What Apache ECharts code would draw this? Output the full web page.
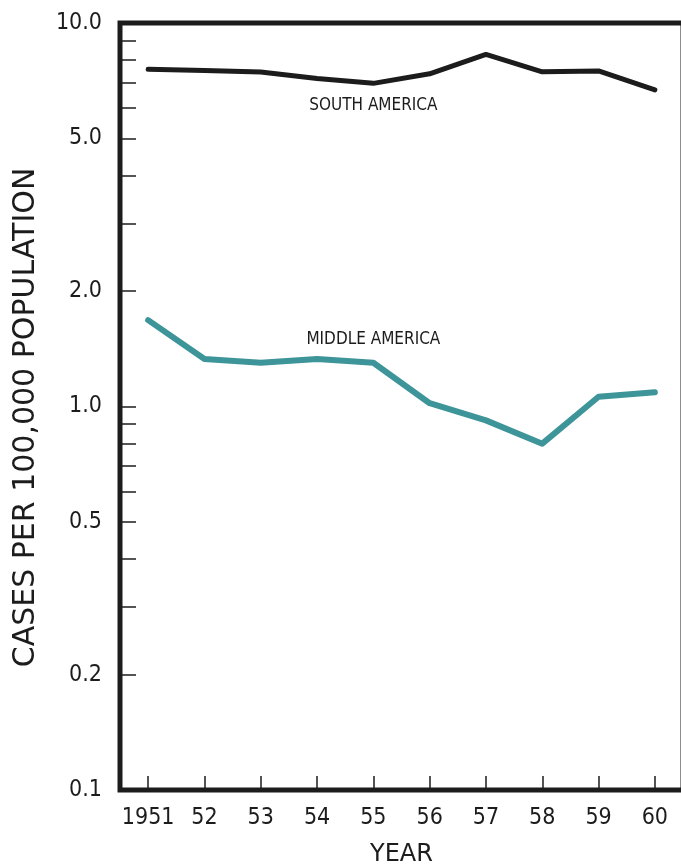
<!DOCTYPE html>
<html>
<head>
<meta charset="utf-8">
<title>Cases per 100,000 population, 1951–60</title>
<script src="https://cdn.jsdelivr.net/npm/echarts@6/dist/echarts.min.js"></script>
<style>
  html, body { margin: 0; padding: 0; background: #ffffff; }
  #chart { width: 681px; height: 867px; }
</style>
</head>
<body>
<div id="chart"></div>
<script>
// Years along the bottom axis
const years = ['1951', '52', '53', '54', '55', '56', '57', '58', '59', '60'];

// Cases per 100,000 population
const southAmerica = [7.57, 7.52, 7.45, 7.17, 6.96, 7.37, 8.28, 7.46, 7.50, 6.69];
const middleAmerica = [1.68, 1.33, 1.30, 1.33, 1.30, 1.02, 0.92, 0.80, 1.06, 1.09];

// Logarithmic scale: every tick mark, and the ones that carry a label
const yTickValues = [0.1, 0.2, 0.3, 0.4, 0.5, 0.6, 0.7, 0.8, 0.9, 1, 2, 3, 4, 5, 6, 7, 8, 9, 10];
const yLabelValues = [0.1, 0.2, 0.5, 1, 2, 5, 10];

const ink = '#1c1c1c';
const teal = '#3d9499';
const narrow = "'Liberation Sans Narrow', 'DejaVu Sans Condensed', 'Roboto Condensed', 'Noto Sans', sans-serif";
const wide = "'DejaVu Sans', 'Noto Sans', sans-serif";

// Region name written beside the 1955 point of its line
function nameAt(values, name, position, distance) {
  return values.map((v, i) => i === 4
    ? {
        value: v,
        label: {
          show: true, position: position, distance: distance,
          formatter: name, color: ink, fontFamily: narrow, fontSize: 17
        }
      }
    : v);
}

const chart = echarts.init(document.getElementById('chart'), null, { renderer: 'canvas' });

chart.setOption({
  animation: false,
  backgroundColor: '#ffffff',
  grid: {
    left: 120, top: 23, width: 563, height: 767,
    containLabel: false,
    outerBoundsMode: 'none',
    show: true, borderColor: ink, borderWidth: 5, backgroundColor: 'transparent'
  },
  xAxis: {
    type: 'category',
    data: years,
    boundaryGap: true,
    name: 'YEAR',
    nameLocation: 'middle',
    nameGap: 53,
    nameTextStyle: { color: ink, fontFamily: wide, fontSize: 24 },
    axisLine: { show: false },
    axisTick: { show: true, inside: true, alignWithLabel: true, interval: 0, length: 14, lineStyle: { color: ink, width: 1.5 } },
    axisLabel: { color: ink, fontFamily: narrow, fontSize: 23, margin: 17, interval: 0, hideOverlap: false },
    splitLine: { show: false }
  },
  yAxis: {
    type: 'log',
    logBase: 10,
    min: 0.1,
    max: 10,
    name: 'CASES PER 100,000 POPULATION',
    nameLocation: 'middle',
    nameGap: 79,
    nameRotate: 90,
    nameTextStyle: { color: ink, fontFamily: wide, fontSize: 30, padding: [0, 22, 0, 0] },
    axisLine: { show: false },
    axisTick: {
      show: true, inside: true, length: 16,
      customValues: yTickValues,
      lineStyle: { color: ink, width: 1.5 }
    },
    axisLabel: {
      color: ink, fontFamily: narrow, fontSize: 23, margin: 18,
      customValues: yLabelValues,
      formatter: v => Number(v).toFixed(1)
    },
    splitLine: { show: false },
    minorTick: { show: false }
  },
  series: [
    {
      name: 'SOUTH AMERICA',
      type: 'line',
      data: nameAt(southAmerica, 'SOUTH AMERICA', 'bottom', 14),
      symbol: 'circle',
      symbolSize: 0,
      showSymbol: true,
      lineStyle: { color: ink, width: 5, join: 'round', cap: 'round' },
      itemStyle: { color: ink },
      z: 3
    },
    {
      name: 'MIDDLE AMERICA',
      type: 'line',
      data: nameAt(middleAmerica, 'MIDDLE AMERICA', 'top', 15),
      symbol: 'circle',
      symbolSize: 0,
      showSymbol: true,
      lineStyle: { color: teal, width: 6, join: 'round', cap: 'round' },
      itemStyle: { color: teal },
      z: 3
    }
  ]
});
</script>
</body>
</html>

#### YOUR TASK:
Write out again, exactly, the lines from the start of the listing up to the line containing "0.80, 1.06, 1.09];", with both ends and without pictures.

#### EXPECTED OUTPUT:
What Apache ECharts code would draw this? Output the full web page.
<!DOCTYPE html>
<html>
<head>
<meta charset="utf-8">
<title>Cases per 100,000 population, 1951–60</title>
<script src="https://cdn.jsdelivr.net/npm/echarts@6/dist/echarts.min.js"></script>
<style>
  html, body { margin: 0; padding: 0; background: #ffffff; }
  #chart { width: 681px; height: 867px; }
</style>
</head>
<body>
<div id="chart"></div>
<script>
// Years along the bottom axis
const years = ['1951', '52', '53', '54', '55', '56', '57', '58', '59', '60'];

// Cases per 100,000 population
const southAmerica = [7.57, 7.52, 7.45, 7.17, 6.96, 7.37, 8.28, 7.46, 7.50, 6.69];
const middleAmerica = [1.68, 1.33, 1.30, 1.33, 1.30, 1.02, 0.92, 0.80, 1.06, 1.09];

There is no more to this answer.